Data Quality refers to the condition or characteristics of data that determine its ability to serve its intended purpose effectively. High-quality data ensures that it is accurate, complete, consistent, timely, and relevant for decision-making, analysis, and operational processes. Poor data quality can lead to flawed decisions, inefficiencies, and increased costs.
Key Dimensions of Data Quality
- Accuracy: The data correctly represents the real-world entity or event it is intended to describe.
- Completeness: All required data is present and available. Missing data can impact analysis and decision-making.
- Consistency: Data should be uniform and free from contradictions within and across datasets.
- Timeliness: Data should be up-to-date and available when needed.
- Validity: Data should conform to the specified format, standards, or rules (like date formats, phone number formats, etc.).
- Uniqueness: There should be no duplicate records unless explicitly required.
- Integrity: Relationships between datasets should be maintained, especially in relational databases.
Why Data Quality Matters
- Better Decision-Making: Accurate data leads to better business insights and decisions.

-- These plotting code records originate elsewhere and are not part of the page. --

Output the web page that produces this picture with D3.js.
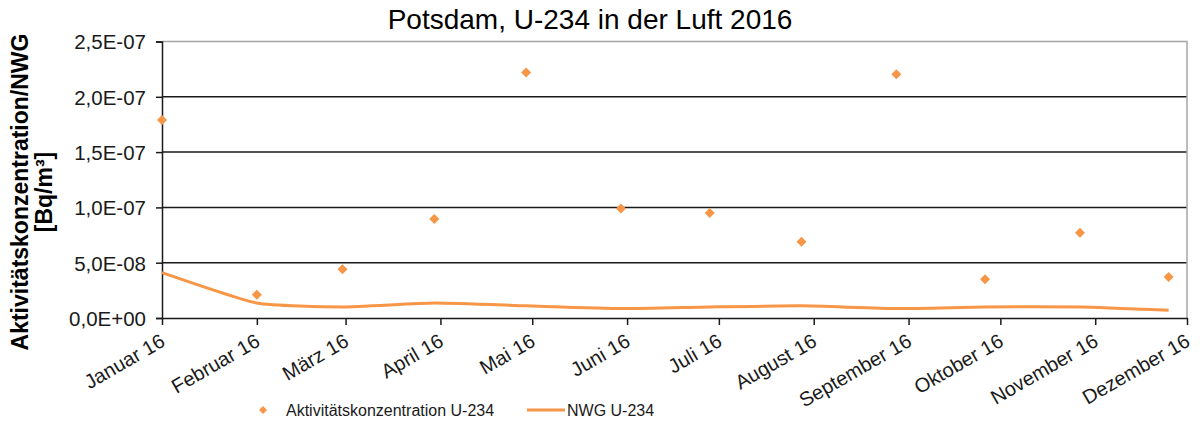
<!DOCTYPE html>
<html lang="de">

<head>
  <meta charset="UTF-8">
  <title>Potsdam, U-234 in der Luft 2016</title>
  <script src="https://d3js.org/d3.v7.min.js"></script>
  <style>
    body { margin: 0; background: #fff; }
    svg { font-family: "Liberation Sans", Arial, sans-serif; }
  </style>
</head>

<body>
  <svg id="chart" width="1200" height="423"></svg>
  <script>
    // Messdaten (Datum der Probe) und Nachweisgrenze
    let sampleDates = ['2016-01-01', '2016-02-01', '2016-02-29', '2016-03-30', '2016-04-29', '2016-05-30',
      '2016-06-28', '2016-07-28', '2016-08-28', '2016-09-26', '2016-10-27', '2016-11-25'];
    let activity = [1.79e-7, 2.1e-8, 4.4e-8, 8.95e-8, 2.22e-7, 9.9e-8, 9.5e-8, 6.9e-8, 2.205e-7, 3.5e-8, 7.7e-8, 3.7e-8];
    let nwg = [4.1e-8, 1.35e-8, 1.0e-8, 1.35e-8, 1.1e-8, 0.85e-8, 1.0e-8, 1.1e-8, 0.85e-8, 1.0e-8, 1.0e-8, 0.7e-8];

    let monthLabels = ['Januar 16', 'Februar 16', 'März 16', 'April 16', 'Mai 16', 'Juni 16', 'Juli 16',
      'August 16', 'September 16', 'Oktober 16', 'November 16', 'Dezember 16'];
    let yTicks = [0, 5e-8, 1e-7, 1.5e-7, 2e-7, 2.5e-7];
    let yTickLabels = ['0,0E+00', '5,0E-08', '1,0E-07', '1,5E-07', '2,0E-07', '2,5E-07'];

    let orange = '#F79646';
    let svg = d3.select('#chart');
    let parse = d3.timeParse('%Y-%m-%d');

    let data = sampleDates.map(function (d, i) {
      return { date: parse(d), value: activity[i], nwg: nwg[i] };
    });

    let x = d3.scaleTime().domain([parse('2016-01-01'), parse('2016-12-01')]).range([162, 1187]);
    let y = d3.scaleLinear().domain([0, 2.5e-7]).range([318, 41.5]);
    let months = d3.timeMonth.range(parse('2016-01-01'), parse('2016-12-02'));

    // Gitterlinien
    svg.append('g')
      .selectAll('line')
      .data(yTicks.slice(1, -1))
      .join('line')
      .attr('x1', 162).attr('x2', 1187)
      .attr('y1', function (d) { return y(d); })
      .attr('y2', function (d) { return y(d); })
      .attr('stroke', '#1a1a1a')
      .attr('stroke-width', 1.5);

    // Rahmen oben und rechts
    svg.append('path')
      .attr('d', 'M162,' + y(2.5e-7) + 'H' + x.range()[1] + 'V' + y(0))
      .attr('fill', 'none')
      .attr('stroke', '#a6a6a6')
      .attr('stroke-width', 1.5);

    // y-Achse
    let axisLeft = d3.axisLeft(y)
      .tickValues(yTicks)
      .tickSize(6)
      .tickFormat(function (d, i) { return yTickLabels[i]; });

    let gy = svg.append('g').attr('transform', 'translate(162,0)').call(axisLeft);
    gy.select('.domain').attr('stroke', '#1a1a1a').attr('stroke-width', 1.5);
    gy.selectAll('.tick line').attr('stroke', '#1a1a1a').attr('stroke-width', 1.5);
    gy.selectAll('.tick text')
      .attr('x', -16)
      .attr('dy', '0.36em')
      .attr('font-size', 20.5)
      .attr('font-family', '"Liberation Sans", Arial, sans-serif')
      .attr('fill', '#1a1a1a');

    // x-Achse
    let axisBottom = d3.axisBottom(x)
      .tickValues(months)
      .tickSize(7)
      .tickSizeOuter(0)
      .tickFormat(function (d, i) { return monthLabels[i]; });

    let gx = svg.append('g').attr('transform', 'translate(0,318)').call(axisBottom);
    gx.select('.domain').attr('stroke', '#1a1a1a').attr('stroke-width', 1.5);
    gx.selectAll('.tick line').attr('stroke', '#1a1a1a').attr('stroke-width', 1.5);
    gx.selectAll('.tick text')
      .attr('font-size', 20)
      .attr('font-family', '"Liberation Sans", Arial, sans-serif')
      .attr('fill', '#1a1a1a')
      .attr('text-anchor', 'end')
      .attr('y', 0)
      .attr('dy', 0)
      .attr('transform', 'translate(4,27) rotate(-30)');

    // NWG-Linie (geglättet wie in Excel)
    let line = d3.line()
      .x(function (d) { return x(d.date); })
      .y(function (d) { return y(d.nwg); })
      .curve(d3.curveCardinal.tension(0.5));

    svg.append('path')
      .datum(data)
      .attr('d', line)
      .attr('fill', 'none')
      .attr('stroke', orange)
      .attr('stroke-width', 3);

    // Messpunkte
    let diamond = d3.symbol(d3.symbolSquare, 50);
    svg.append('g')
      .selectAll('path')
      .data(data)
      .join('path')
      .attr('d', diamond)
      .attr('transform', function (d) { return 'translate(' + x(d.date) + ',' + y(d.value) + ') rotate(45)'; })
      .attr('fill', orange);

    // Titel
    svg.append('text')
      .attr('x', 590).attr('y', 29)
      .attr('text-anchor', 'middle')
      .attr('font-size', 28)
      .attr('fill', '#000')
      .text('Potsdam, U-234 in der Luft 2016');

    // y-Achsentitel
    let yTitle = svg.append('text')
      .attr('transform', 'translate(28,192) rotate(-90)')
      .attr('text-anchor', 'middle')
      .attr('font-size', 23)
      .attr('font-weight', 'bold')
      .attr('fill', '#000');
    yTitle.append('tspan').attr('x', 0).attr('y', 0).text('Aktivitätskonzentration/NWG');
    yTitle.append('tspan').attr('x', 0).attr('y', 24).text('[Bq/m³]');

    // Legende
    let legend = svg.append('g').attr('font-size', 16).attr('fill', '#1a1a1a');
    legend.append('path')
      .attr('d', d3.symbol(d3.symbolSquare, 32))
      .attr('transform', 'translate(263,410) rotate(45)')
      .attr('fill', orange);
    legend.append('text').attr('x', 286).attr('y', 416).text('Aktivitätskonzentration U-234');
    legend.append('line')
      .attr('x1', 527).attr('x2', 565).attr('y1', 410).attr('y2', 410)
      .attr('stroke', orange).attr('stroke-width', 3);
    legend.append('text').attr('x', 567).attr('y', 416).text('NWG U-234');
  </script>
</body>

</html>
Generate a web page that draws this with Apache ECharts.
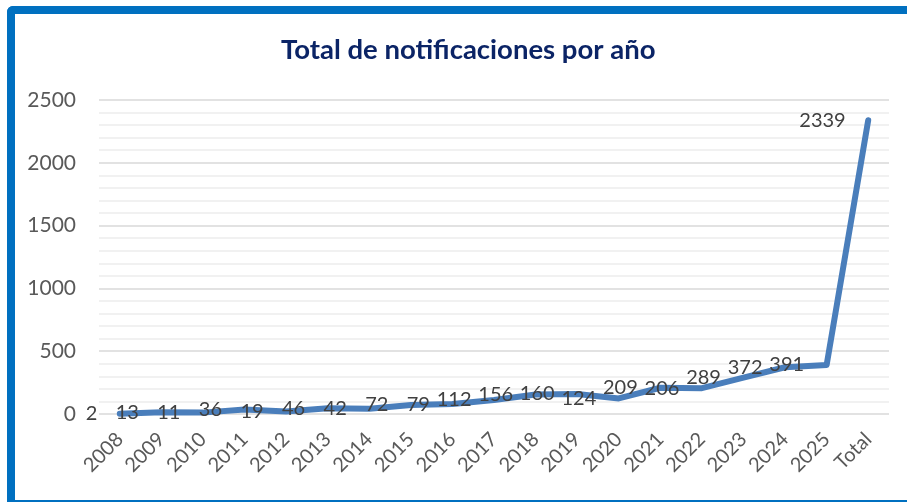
<!DOCTYPE html>
<html>
<head>
<meta charset="utf-8">
<script src="https://cdn.jsdelivr.net/npm/echarts@6/dist/echarts.min.js"></script>
<style>
  html, body { margin: 0; padding: 0; background: #fff; }
  #wrap { position: relative; width: 907px; height: 502px; overflow: hidden; }
  #chart { position: absolute; left: 0; top: 0; width: 907px; height: 502px; }
  #frame {
    position: absolute; left: 7px; top: 6px; width: 920px; height: 486px;
    border-left: 8px solid #0070c0; border-top: 8px solid #0070c0;
    border-bottom: 3px solid #0070c0; border-radius: 6px 0 0 0;
    pointer-events: none;
  }
</style>
</head>
<body>
<div id="wrap">
  <div id="chart"></div>
  <div id="frame"></div>
</div>
<script>
const categories = ['2008', '2009', '2010', '2011', '2012', '2013', '2014', '2015', '2016',
  '2017', '2018', '2019', '2020', '2021', '2022', '2023', '2024', '2025', 'Total']
const values = [2, 13, 11, 36, 19, 46, 42, 72, 79, 112, 156, 160, 124, 209, 206, 289, 372, 391, 2339]
const titleText = 'Total de notificaciones por año'

const font = 'Lato, Liberation Sans, sans-serif'

const chart = echarts.init(document.getElementById('chart'), null, { renderer: 'canvas' })

chart.setOption({
  animation: false,
  backgroundColor: '#fff',
  title: {
    text: titleText,
    left: 276,
    top: 31,
    textStyle: { fontFamily: font, fontSize: 27.5, fontWeight: 'bold', color: '#0b2466' }
  },
  grid: { left: 99, right: 18, top: 100, bottom: 88 },
  xAxis: {
    type: 'category',
    data: categories,
    boundaryGap: true,
    axisLine: { show: false },
    axisTick: { show: false },
    axisLabel: {
      rotate: 45,
      margin: 22,
      interval: 0,
      fontFamily: font,
      fontSize: 20,
      color: '#595959'
    }
  },
  yAxis: {
    type: 'value',
    min: 0,
    max: 2500,
    interval: 500,
    axisLine: { show: false },
    axisTick: { show: false },
    axisLabel: {
      margin: 23,
      fontFamily: font,
      fontSize: 21,
      color: '#595959',
      formatter: v => String(v)
    },
    splitLine: { lineStyle: { color: '#d9d9d9', width: 1.5 } },
    minorTick: { show: false, splitNumber: 5 },
    minorSplitLine: { show: true, lineStyle: { color: '#ededed', width: 1.5 } }
  },
  series: [{
    type: 'line',
    data: values,
    showSymbol: true,
    symbol: 'circle',
    symbolSize: 1,
    itemStyle: { color: 'rgba(0,0,0,0)' },
    lineStyle: { color: '#4a7ebb', width: 6, cap: 'round', join: 'round' },
    label: {
      show: true,
      position: 'left',
      distance: 22,
      fontFamily: font,
      fontSize: 20,
      color: '#404040'
    }
  }]
})
</script>
</body>
</html>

- Operational Efficiency: Reduces errors and rework caused by poor-quality data.
- Regulatory Compliance: Ensures compliance with data-related regulations like GDPR or HIPAA.
- Customer Satisfaction: Clean and reliable data can improve customer experience and satisfaction.
How to Improve Data Quality
- Data Cleansing: Identify and fix errors in the data.
- Data Profiling: Assess the quality of data to understand its condition.
- Data Governance: Establish rules, roles, and responsibilities for managing data quality.
- Validation Rules: Use rules to ensure data input meets specific criteria.
- Automation: Use data quality tools and automated workflows to maintain consistency and accuracy.